Se pedirmos para crianças de 6, 7, 8 ou 9 anos desenharem um mapa do seu bairro, a maior parte delas não será capaz. Mas, crianças da mesma idade, em cidades como Barcelona, onde a grande maioria faz percursos a pé todos os dias, conseguem. E ilustram os mapas como os afetos que desenvolveram pelo caminho: o jornaleiro, um desenho num muro, uma árvore especial. São os pontos referenciais que tornam o caminho único, lúdico e preciso. São espaços vivenciados e que pertencem a cada uma delas. Viverão para sempre nas suas memórias. Isso é pertencimento.

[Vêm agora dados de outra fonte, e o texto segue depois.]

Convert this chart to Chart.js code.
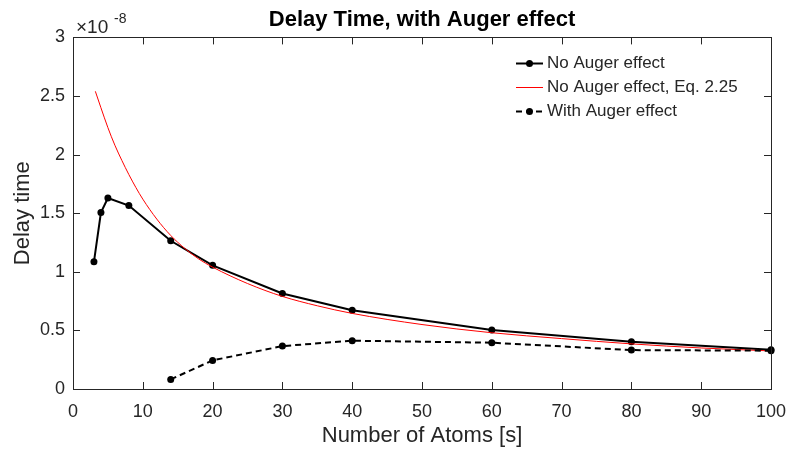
<!DOCTYPE html>
<html>
<head>
<meta charset="utf-8">
<script src="https://cdn.jsdelivr.net/npm/chart.js@4"></script>
<style>
  html, body { margin: 0; padding: 0; background: #fff; }
  #wrap { width: 790px; height: 450px; }
</style>
</head>
<body>
<div id="wrap"><canvas id="delay"></canvas></div>
<script>
// values are in units of 1e-8 (axis exponent shown separately)
const atoms = [3, 4, 5, 8, 14, 20, 30, 40, 60, 80, 100];
const noAuger = [1.085, 1.505, 1.63, 1.565, 1.265, 1.055, 0.815, 0.672, 0.503, 0.403, 0.335];

const eqAtoms = [3.2, 4, 5, 6, 7, 8, 9, 10, 12, 14, 16, 18, 20, 25, 30, 35, 40, 50, 60, 70, 80, 90, 100];
const eqDelay = [2.54, 2.40, 2.23, 2.08, 1.95, 1.83, 1.72, 1.62, 1.45, 1.31, 1.20, 1.11, 1.04, 0.90, 0.79, 0.71, 0.645, 0.55, 0.48, 0.43, 0.385, 0.35, 0.325];

const augerAtoms = [14, 20, 30, 40, 60, 80, 100];
const withAuger = [0.082, 0.244, 0.366, 0.412, 0.395, 0.332, 0.327];

const xTicks = [0, 10, 20, 30, 40, 50, 60, 70, 80, 90, 100];
const yTicks = [0, 0.5, 1, 1.5, 2, 2.5, 3];

const ink = '#262626';
const fontName = "'Liberation Sans', Arial, sans-serif";

function pts(xs, ys) {
    return xs.map((v, i) => ({x: v, y: ys[i]}));
}

// MATLAB-like box, inward ticks on all sides, exponent and legend
const matlabAxes = {
    id: 'matlabAxes',
    afterDraw(chart) {
        const {ctx, chartArea: a, scales: {x, y}} = chart;
        ctx.save();
        ctx.strokeStyle = ink;
        ctx.lineWidth = 1;
        ctx.setLineDash([]);
        ctx.strokeRect(Math.round(a.left) + 0.5, Math.round(a.top) + 0.5,
            Math.round(a.right - a.left), Math.round(a.bottom - a.top));
        const tl = 7;
        ctx.beginPath();
        xTicks.forEach(v => {
            const px = Math.round(x.getPixelForValue(v)) + 0.5;
            ctx.moveTo(px, a.bottom); ctx.lineTo(px, a.bottom - tl);
            ctx.moveTo(px, a.top); ctx.lineTo(px, a.top + tl);
        });
        yTicks.forEach(v => {
            const py = Math.round(y.getPixelForValue(v)) + 0.5;
            ctx.moveTo(a.left, py); ctx.lineTo(a.left + tl, py);
            ctx.moveTo(a.right, py); ctx.lineTo(a.right - tl, py);
        });
        ctx.stroke();

        // exponent
        ctx.fillStyle = ink;
        ctx.textBaseline = 'alphabetic';
        ctx.textAlign = 'left';
        ctx.font = '19px ' + fontName;
        ctx.fillText('\u00d710', a.left + 3, a.top - 4);
        ctx.font = '14px ' + fontName;
        ctx.fillText('-8', a.left + 41, a.top - 14);

        // legend
        const lx = a.right - 255;
        ctx.font = '17px ' + fontName;
        ctx.textBaseline = 'middle';
        chart.data.datasets.forEach((ds, i) => {
            const ly = Math.round(a.top + 26 + 24 * i) + 0.5;
            ctx.strokeStyle = ds.borderColor;
            ctx.lineWidth = ds.borderWidth;
            ctx.setLineDash(ds.borderDash || []);
            ctx.beginPath();
            ctx.moveTo(lx, ly); ctx.lineTo(lx + 27, ly);
            ctx.stroke();
            if (ds.pointRadius > 0) {
                ctx.fillStyle = ds.pointBackgroundColor;
                ctx.beginPath();
                ctx.arc(lx + 13.5, ly, ds.pointRadius, 0, Math.PI * 2);
                ctx.fill();
            }
            ctx.fillStyle = ink;
            ctx.fillText(ds.label, lx + 31, ly);
        });
        ctx.restore();
    }
};

new Chart(document.getElementById('delay'), {
    type: 'line',
    data: {
        datasets: [
            {
                label: 'No Auger effect',
                data: pts(atoms, noAuger),
                borderColor: '#000000',
                borderWidth: 2,
                pointRadius: 3.5,
                pointBackgroundColor: '#000000',
                pointBorderWidth: 0,
                clip: false,
                order: 3
            },
            {
                label: 'No Auger effect, Eq. 2.25',
                data: pts(eqAtoms, eqDelay),
                borderColor: '#ff0000',
                borderWidth: 1,
                pointRadius: 0,
                cubicInterpolationMode: 'monotone',
                clip: false,
                order: 2
            },
            {
                label: 'With Auger effect',
                data: pts(augerAtoms, withAuger),
                borderColor: '#000000',
                borderWidth: 2,
                borderDash: [6, 4],
                pointRadius: 3.5,
                pointBackgroundColor: '#000000',
                pointBorderWidth: 0,
                clip: false,
                order: 1
            }
        ]
    },
    options: {
        responsive: true,
        maintainAspectRatio: false,
        animation: false,
        layout: {
            padding: {left: 0, right: 19, top: 0, bottom: 0}
        },
        plugins: {
            legend: {display: false},
            tooltip: {enabled: false},
            title: {
                display: true,
                fullSize: false,
                text: 'Delay Time, with Auger effect',
                color: '#000000',
                font: {family: fontName, size: 22, weight: 'bold'},
                padding: {top: 7, bottom: 4}
            }
        },
        scales: {
            x: {
                type: 'linear',
                min: 0,
                max: 100,
                afterFit(scale) {
                    scale.height = 61;
                    scale.paddingLeft = 0;
                    scale.paddingRight = 0;
                },
                afterBuildTicks(scale) {
                    scale.ticks = xTicks.map(v => ({value: v}));
                },
                ticks: {
                    color: ink,
                    padding: 12,
                    maxRotation: 0,
                    font: {family: fontName, size: 18},
                    callback: v => String(v)
                },
                grid: {display: false, drawTicks: false},
                border: {display: false},
                title: {
                    display: true,
                    text: 'Number of Atoms [s]',
                    color: ink,
                    font: {family: fontName, size: 22},
                    padding: {top: 0, bottom: 1}
                }
            },
            y: {
                type: 'linear',
                min: 0,
                max: 3,
                afterFit(scale) {
                    scale.width = 73;
                    scale.paddingTop = 0;
                    scale.paddingBottom = 0;
                },
                afterBuildTicks(scale) {
                    scale.ticks = yTicks.map(v => ({value: v}));
                },
                ticks: {
                    color: ink,
                    padding: 8,
                    font: {family: fontName, size: 18},
                    callback: v => String(v)
                },
                grid: {display: false, drawTicks: false},
                border: {display: false},
                title: {
                    display: true,
                    text: 'Delay time',
                    color: ink,
                    font: {family: fontName, size: 22},
                    padding: {top: 10, bottom: 0}
                }
            }
        }
    },
    plugins: [matlabAxes]
});
</script>
</body>
</html>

A possibilidade entender a história e depois, de caso pensado e bem preparados, ir as ruas em Roteiros pré determinados pode despertar nas crianças novos interesse. E é uma alternativa as nossas limitações de segurança e distâncias. E também uma mãozinha aos responsáveis, que encontram no livro muitas das respostas para as perguntas que certamente virão.
9. O livro será lançado próximo ao aniversário do Rio de Janeiro, no dia 1º de março. O que esse momento simbólico representa para você e para a obra?
A data do aniversário é sempre uma boa desculpa para comemorar e para valorizar nossa história. No caso do Rio, muita coisa já havia acontecido antes de, em 1565, a cidade ser fundada aos pés do Morro Cara de Cão. Se conseguirmos aproveitar a data para refletir sobre como estamos tratando nossas memórias urbanas e darmos o devido valor para nossa história, teremos muito o que comemorar.
10. Quais são suas expectativas em relação à recepção do livro? Você já tem planos para futuras publicações sobre temas urbanos ou históricos voltados para o público infantil?
Eu amo o Rio. E sei que todo carioca ama também. Temos problemas, mas somos resilientes e encantados pela nossa terra. Minha expectativa é que o livro seja uma contribuição, ainda que pequena, para resgatar nosso passado, valorizar nosso presente e ajudar as novas gerações a construir um Rio melhor no futuro. Fora dos condomínios, dos shoppings e das telas e dentro de cada um e da sua própria história.